On the bottom of the left side of the picture, you have a gear for the back end of the gear box main shaft (where the overdrive coupling would be). Furthest left is a lay shaft input gear, which meshes with the primary pinion. Above the lay shafts is a SIII 1st/2nd synchro unit and on the right two 3rd/4th synchros (with the brass ring cages). Which Suuix some of these parts are will dictate their compatibility with the two transmissions you have and each other.

Fairey type overdrives howl when engaged and there is nothing you can do to stop it. It is not necessarily indicative of a problem, but if backlash increases with the overdrive selected to one position or another, there may be a fault. I have a rebuild guide in the FAQ section of my blog. As for the transmission noise taking up drive, would you describe it as a solid clunk, click, clack or squeal? A deep clunk is likely to be diff backlash or play in the engine and transmission mountings, a clack is transmission backlash, especially likely on the overdrive input, and a click is likely to be prop shaft UJs. Squealing when driving is usually UJs, especially if vibration is present and worst at multiples of 30mph.
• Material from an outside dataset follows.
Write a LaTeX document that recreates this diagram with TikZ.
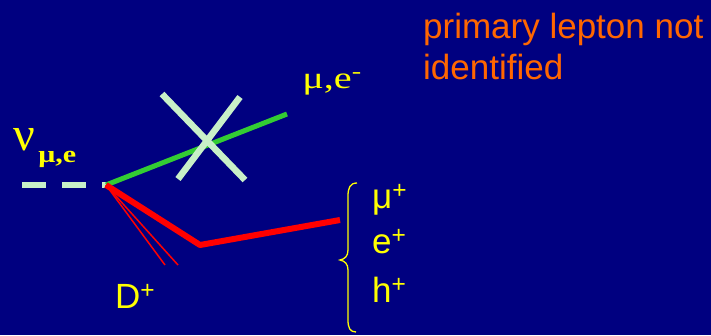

As suggested, chock the wheels very securely and select the transmission to neutral (including the transfer box) and check for play in the prop shaft UJs, splines joints and the diff and transfer box flange bearings. Then look for loose nuts or damage rubbers on the engine and transmission mounts. Also check the hand brake shoes aren't dragging - they make clunking noises, though they tend to do it continuously at low speed, not just on taking up drive.